Emery enthusiastically describes how NAPDA members honour the pioneer spirit. 

“Every year we host popular events at the cabin. The Victorian Strawberry Tea is a great opportunity to respect pioneer traditions of courtliness. Our annual round-up, while not as large as in previous decades, when 500 people and many elected officials attended, still allows members to share stories of the old days in a traditional social setting. And our Christmas dinner for inner-city school kids enables us to give something back to the community in a really meaningful way.”

This latter event showcases a change in direction that has become of greater importance to the association in recent years. Emery says that a new board has just been elected and that the NAPDA wanted to get more people with business experience involved. The organization wants to become a more recognized part of the community.

“At the same time, because we are a non-profit, we intend to keep offering free and discount rentals to worthy community groups,” she says. 

Current membership stands at approximately 300, divided into associate members (anyone with an interest in the pioneer history of northern Alberta) and founding members (those whose ancestors arrived in the region prior to the 1905 Confederation year). 

Roy Bird unquestionably qualifies as a founding member, given that his great-great grandfather, James Curtis Bird, came from England to Canada to work for the Hudson’s Bay Company in 1788, eventually becoming chief factor of Fort Edmonton in 1799.

“Actually, he was instrumental in overseeing the fort’s move from the area around Fort Saskatchewan to its Edmonton location near the current Legislature grounds.”

Bird, who became active in the NAPDA a few years ago upon retirement, remembers driving past the Old Timers Cabin and wondering if his interest in local history should make him check out the organization.
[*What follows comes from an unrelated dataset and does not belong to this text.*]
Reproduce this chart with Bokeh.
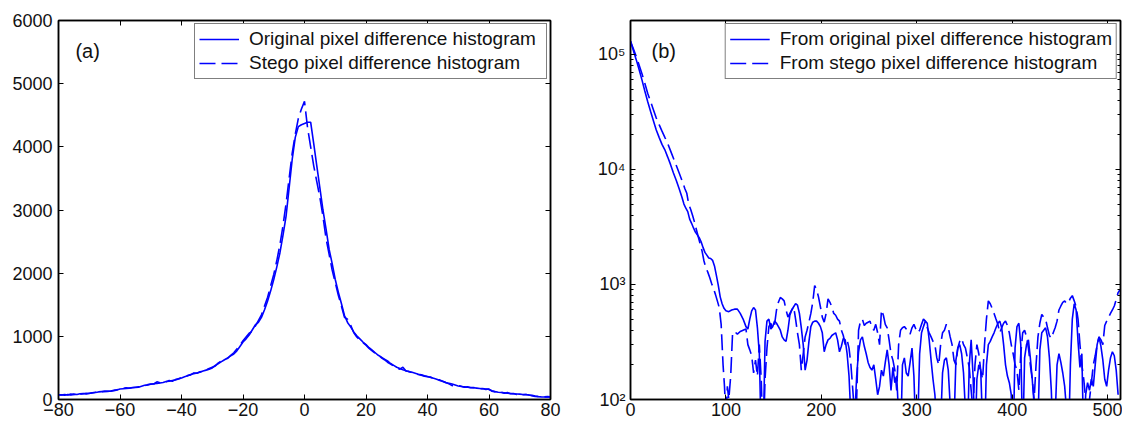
from bokeh.plotting import figure
from bokeh.models import (Range1d, FixedTicker, LinearAxis, LogAxis, Legend, LegendItem,
                          Label, ColumnDataSource, CustomJSTickFormatter)
from bokeh.layouts import row
from bokeh.embed import file_html
from bokeh.resources import INLINE

FONT = "Liberation Sans"
BLUE = "#0000ff"

# ---------------- panel (a) data ----------------
a_x = list(range(-80, 81))
a_orig = [
    70, 75, 68, 80, 72, 85, 78, 90, 95, 88,
    100, 105, 110, 120, 125, 128, 130, 132, 140, 150,
    165, 170, 175, 180, 185, 190, 195, 210, 225, 230,
    240, 250, 255, 262, 270, 285, 290, 300, 310, 325,
    340, 360, 375, 395, 410, 420, 430, 450, 465, 480,
    500, 540, 570, 600, 630, 660, 690, 720, 770, 840,
    910, 960, 1020, 1100, 1180, 1220, 1300, 1420, 1560, 1720,
    1900, 2100, 2320, 2600, 2900, 3350, 3800, 4150, 4320, 4350,
    4370,
    4390, 4390, 4050, 3700, 3350, 3000, 2700, 2380, 2150, 1900,
    1700, 1520, 1330, 1220, 1150, 1070, 1010, 960, 910, 870,
    820, 780, 740, 700, 670, 640, 610, 570, 540, 510,
    490, 470, 455, 440, 430, 415, 400, 390, 375, 365,
    350, 335, 320, 300, 290, 270, 255, 245, 230, 215,
    205, 200, 195, 190, 185, 180, 175, 170, 165, 160,
    140, 125, 115, 110, 105, 100, 95, 90, 88, 85,
    80, 78, 70, 60, 50, 45, 42, 40, 40, 40,
]
a_stego = [
    75, 70, 78, 72, 85, 80, 90, 85, 92, 98,
    95, 108, 115, 118, 122, 130, 128, 135, 145, 155,
    160, 175, 185, 178, 190, 195, 200, 205, 220, 235,
    245, 245, 280, 265, 260, 280, 300, 290, 315, 330,
    345, 355, 380, 390, 420, 415, 440, 445, 470, 490,
    510, 530, 580, 610, 640, 650, 700, 740, 800, 860,
    930, 990, 1050, 1080, 1160, 1250, 1340, 1480, 1620, 1800,
    1980, 2200, 2450, 2750, 3100, 3500, 3900, 4200, 4450, 4600,
    4720,
    4300, 4000, 3700, 3450, 3200, 2900, 2550, 2300, 2050, 1850,
    1650, 1480, 1300, 1270, 1180, 1060, 990, 940, 900, 860,
    810, 770, 730, 710, 660, 630, 590, 560, 530, 500,
    480, 510, 450, 445, 425, 410, 395, 385, 370, 360,
    355, 330, 315, 310, 285, 265, 250, 220, 225, 220,
    210, 195, 200, 185, 190, 175, 170, 175, 160, 165,
    130, 120, 110, 115, 100, 110, 90, 95, 80, 90,
    75, 80, 72, 65, 55, 48, 45, 42, 45, 42,
]
a_xticks = [-80, -60, -40, -20, 0, 20, 40, 60, 80]
a_yticks = [0, 1000, 2000, 3000, 4000, 5000, 6000]

# ---------------- panel (b) data ----------------
b_orig_x_head = [0, 3, 6, 9, 12, 15, 18, 21, 24, 27, 30, 33, 36, 39, 42, 45, 48, 51, 54,
                 56, 58, 60, 62, 64, 66, 68, 70, 72, 74, 76, 78, 80, 82, 84, 86, 88, 90, 92, 94, 96, 98, 100,
                 103, 106, 109, 112, 115, 118, 121,
                 123, 125, 127, 129, 131, 133, 135,
                 136.5, 138, 139.5]
b_orig_y_head = [130000, 108000, 90000, 74000, 60000, 48000, 39000, 32000, 26500, 22000,
                 19000, 16500, 14800, 12800, 11000, 9300, 8000, 6800, 5700,
                 5000, 4600, 4300, 3700, 3400, 3100, 2850, 2700, 2550, 2350, 2100, 1900, 1800,
                 1700, 1680, 1620, 1450, 1200, 980, 780, 680, 620, 590,
                 580, 600, 610, 610, 560, 500, 430,
                 410, 500, 590, 630, 600, 420, 250,
                 70, 40, 70]
b_orig_y_tail = [
    320, 480, 500, 410, 430, 480, 460, 430, 400, 350,
    330, 320, 400, 540, 600, 640, 680, 660, 560, 420,
    300, 180, 220, 320, 430, 470, 480, 480, 460, 430,
    380, 260, 300, 330, 340, 360, 370, 380, 330, 260,
    290, 340, 330, 250, 160, 70, 40, 70, 160, 260,
    330, 350, 290, 250, 210, 190, 180, 200, 150, 110,
    130, 180, 160, 210, 270, 200, 120, 190, 140, 160,
    70, 40, 200, 230, 170, 160, 210, 280, 160, 50,
    60, 250, 380, 430, 480, 460, 330, 220, 150, 110,
    60, 40, 60, 170, 220, 230, 180, 90, 40, 60,
    220, 280, 300, 250, 170, 80, 40, 200, 330, 160,
    40, 150, 200, 180, 60, 40, 200, 300, 320, 350,
    380, 420, 460, 480, 420, 300, 200, 160, 140, 110,
    40, 280, 430, 460, 300, 40, 230, 300, 330, 230,
    150, 90, 40, 60, 270, 380, 400, 420, 350, 230,
    120, 40, 70, 200, 250, 210, 170, 130, 80, 40,
    200, 500, 680, 600, 320, 190, 250, 40, 110, 140,
    120, 150, 130, 200, 300, 350, 290, 220, 150, 130,
    180, 230, 260, 240, 180, 110,
]
b_orig_x = b_orig_x_head + list(range(141, 512, 2))
b_orig_y = b_orig_y_head + b_orig_y_tail

b_stego_x_head = [0, 3, 6, 9, 12, 15, 18, 21, 24, 27, 30, 33, 36,
                  38, 40, 42, 45, 48, 51, 54, 57,
                  59, 61, 63, 65, 67, 69, 71, 73, 75, 77, 79, 81, 83, 85, 87, 89, 91, 93, 95, 97,
                  98.5, 100, 101.5, 103, 105, 107, 109,
                  112, 115, 118, 121,
                  123, 125, 127, 129, 131, 133, 135, 137, 139]
b_stego_y_head = [130000, 112000, 96000, 81000, 68000, 56000, 46000, 39000, 33000, 28000,
                  24500, 21500, 19000,
                  17500, 16000, 14500, 12500, 10800, 9300, 8000, 6800,
                  6200, 5000, 4500, 4000, 3500, 3000, 2600, 2250, 1950, 1600, 1400, 1280, 1150, 1020,
                  920, 820, 720, 630, 450, 200,
                  130, 70, 130, 100, 160, 380, 390,
                  370, 390, 400, 410,
                  300, 270, 240, 170, 220, 160, 300, 150, 40]
b_stego_y_tail = [
    150, 280, 430, 460, 410, 450, 600, 700, 770, 750,
    720, 600, 520, 560, 600, 640, 500, 380, 300, 180,
    250, 350, 400, 470, 560, 700, 980, 900, 780, 640,
    520, 470, 560, 750, 700, 640, 560, 540, 500, 480,
    400, 360, 300, 330, 280, 200, 120, 70, 100, 400,
    480, 500, 440, 460, 470, 480, 420, 400, 450, 380,
    300, 600, 540, 450, 420, 330, 250, 220, 180, 120,
    300, 400, 420, 430, 410, 380, 370, 420, 450, 410,
    380, 400, 450, 500, 480, 420, 380, 350, 320, 300,
    230, 200, 300, 380, 400, 450, 420, 350, 300, 220,
    200, 280, 320, 340, 300, 280, 230, 190, 120, 80,
    200, 300, 250, 180, 150, 300, 500, 720, 680, 620,
    560, 500, 450, 380, 420, 460, 480, 440, 380, 300,
    250, 200, 180, 120, 250, 380, 400, 350, 280, 200,
    150, 100, 200, 350, 460, 550, 520, 500, 420, 360,
    340, 380, 420, 480, 600, 650, 700, 720, 680, 700,
    760, 800, 720, 640, 500, 300, 200, 150, 100, 60,
    100, 140, 200, 240, 300, 350, 330, 300, 440, 480,
    520, 560, 600, 650, 740, 850, 900,
]
b_stego_x = b_stego_x_head + list(range(141, 514, 2))
b_stego_y = b_stego_y_head + b_stego_y_tail

b_xticks = [0, 100, 200, 300, 400, 500]
b_yticks = [100, 1000, 10000, 100000]
b_yminor = [m * 10 ** k for k in range(2, 6) for m in range(2, 10)]


def src(x, y):
    n = min(len(x), len(y))
    return ColumnDataSource(data=dict(x=x[:n], y=y[:n]))


def style_axis(ax, labels=True, minor=False, standoff=5):
    ax.axis_line_color = "black"
    ax.axis_line_width = 1.5
    ax.major_tick_in = 5
    ax.major_tick_out = 0
    ax.major_tick_line_color = "black"
    ax.major_tick_line_width = 1
    if minor:
        ax.minor_tick_in = 3
        ax.minor_tick_out = 0
        ax.minor_tick_line_color = "black"
        ax.minor_tick_line_width = 1
    else:
        ax.minor_tick_line_color = None
    ax.major_label_text_font = FONT
    if labels:
        ax.major_label_text_color = "#111111"
        ax.major_label_text_font_size = "18px"
        ax.major_label_standoff = standoff
    else:
        ax.major_label_text_color = None
        ax.major_label_text_font_size = "1px"
        ax.major_label_standoff = 0


def style_legend(leg, lw):
    leg.location = "top_right"
    leg.margin = 3
    leg.padding = 4
    leg.spacing = 2
    leg.glyph_width = 40
    leg.glyph_height = 20
    leg.label_height = 20
    leg.label_width = lw
    leg.label_standoff = 10
    leg.label_text_font = FONT
    leg.label_text_font_size = "19px"
    leg.label_text_color = "#111111"
    leg.border_line_color = "black"
    leg.border_line_width = 1.5
    leg.background_fill_color = "white"
    leg.background_fill_alpha = 1.0


DASH = "16 6"

# ---------------- panel (a) ----------------
p1 = figure(width=565, height=420, x_range=Range1d(-80, 80), y_range=Range1d(0, 6000),
            output_backend="svg", toolbar_location=None,
            min_border_left=58, min_border_right=15, min_border_top=20, min_border_bottom=21)
p1.xgrid.grid_line_color = None
p1.ygrid.grid_line_color = None
p1.outline_line_color = "black"
p1.outline_line_width = 1.5
p1.xaxis.ticker = FixedTicker(ticks=a_xticks)
p1.yaxis.ticker = FixedTicker(ticks=a_yticks)
style_axis(p1.xaxis[0], standoff=3)
style_axis(p1.yaxis[0], standoff=6)
top1 = LinearAxis(ticker=FixedTicker(ticks=a_xticks))
right1 = LinearAxis(ticker=FixedTicker(ticks=a_yticks))
style_axis(top1, labels=False)
style_axis(right1, labels=False)
p1.add_layout(top1, "above")
p1.add_layout(right1, "right")

r1 = p1.line("x", "y", source=src(a_x, a_orig), line_color=BLUE, line_width=1.6)
r2 = p1.line("x", "y", source=src(a_x, a_stego), line_color=BLUE, line_width=1.6, line_dash=DASH)
leg1 = Legend(items=[LegendItem(label="Original pixel difference histogram", renderers=[r1]),
                     LegendItem(label="Stego pixel difference histogram", renderers=[r2])])
style_legend(leg1, 293)
p1.add_layout(leg1)
p1.add_layout(Label(x=-74.5, y=5525, text="(a)", text_font=FONT, text_font_size="20px",
                    text_baseline="middle", text_align="left", text_color="#111111"))

# ---------------- panel (b) ----------------
p2 = figure(width=557, height=420, x_range=Range1d(0, 513.5), y_range=Range1d(100, 197000),
            y_axis_type="log", output_backend="svg", toolbar_location=None,
            min_border_left=65, min_border_right=2, min_border_top=20, min_border_bottom=21)
p2.xgrid.grid_line_color = None
p2.ygrid.grid_line_color = None
p2.outline_line_color = "black"
p2.outline_line_width = 1.5
p2.xaxis.ticker = FixedTicker(ticks=b_xticks)
p2.yaxis.ticker = FixedTicker(ticks=b_yticks, minor_ticks=b_yminor)
sup_code = """
const sup = {"0":"\u2070","1":"\u00b9","2":"\u00b2","3":"\u00b3","4":"\u2074",
             "5":"\u2075","6":"\u2076","7":"\u2077","8":"\u2078","9":"\u2079"};
const e = Math.round(Math.log10(tick));
return "10" + String(e).split("").map(c => sup[c]).join("");
"""
p2.yaxis.formatter = CustomJSTickFormatter(code=sup_code)
style_axis(p2.xaxis[0], standoff=3)
style_axis(p2.yaxis[0], minor=True, standoff=5)
top2 = LinearAxis(ticker=FixedTicker(ticks=b_xticks))
right2 = LogAxis(ticker=FixedTicker(ticks=b_yticks, minor_ticks=b_yminor))
style_axis(top2, labels=False)
style_axis(right2, labels=False, minor=True)
p2.add_layout(top2, "above")
p2.add_layout(right2, "right")

s1 = p2.line("x", "y", source=src(b_orig_x, b_orig_y), line_color=BLUE, line_width=1.6)
s2 = p2.line("x", "y", source=src(b_stego_x, b_stego_y), line_color=BLUE, line_width=1.6, line_dash=DASH)
leg2 = Legend(items=[LegendItem(label="From original pixel difference histogram", renderers=[s1]),
                     LegendItem(label="From stego pixel difference histogram", renderers=[s2])])
style_legend(leg2, 332)
p2.add_layout(leg2)
p2.add_layout(Label(x=22, y=108000, text="(b)", text_font=FONT, text_font_size="20px",
                    text_baseline="middle", text_align="left", text_color="#111111"))

layout = row(p1, p2)
open("out.html", "w").write(file_html(layout, INLINE))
After all, his own roots couldn’t have been much closer to where the cabin sits.

“My great grandfather William Bird built a flour mill along a creek that the local Cree called Stony. Had to import all the parts from England too. And people eventually started referring to ‘The Creek that Flowed By Bird’s Mill.’ So, Mill Creek. The mill wasn’t too far from where the Muttart Conservatory stands.”

Suddenly the dots of history begin to connect. My own ancestors came to Alberta from Ontario in 1905, carrying their prized honeybees across Canada on the train in specially-designed luggage, a fact I know only because it was written down in a privately-printed chapbook by my Great Aunt Gladys Muttart (nee Bowling) in 1961. My family initially settled in Mill Creek, where I currently live. Knowing even a small amount of local history can make us feel more connected to our surroundings, even if we’re newcomers to an area. This is a major reason why the NAPDA is seeking to increase its profile.



For instance, the Old Timers Cabin, which has been in its current location since 1959 and which hosted a remarkable 275 events in 2016, has undergone $200,000 worth of upgrades in the past few years. The association also recently received a Canada 150 grant for renovations to the exterior. There are many upcoming events at the cabin, including one next October to celebrate pioneer arts and crafts such as weaving, leather-work, and blacksmithing. With a revamped website and the new board’s commitment to greater community involvement, the hope is strong that the NADPA can attract more members and become as dynamic as it had been in earlier generations. 

Emery is clearly passionate about her role as NAPDA’s executive director. “There’s so much opportunity here to make the association a more vital part of the community. I’m as excited by the direction we’re headed in as I am by the history whose preservation and celebration is our main priority.”

And history isn’t always a grandiose matter of politics and economics either. Sometimes you can simply honour the past by playing a game of cards. Every Tuesday, at the Old Timers Cabin, for example, patrons enjoy a cold lunch and a rollicking game of whist — an activity that is certain to fulfill at least one goal of the organization — instilling a whist-ful acknowledgement of Northern Alberta’s pioneer past.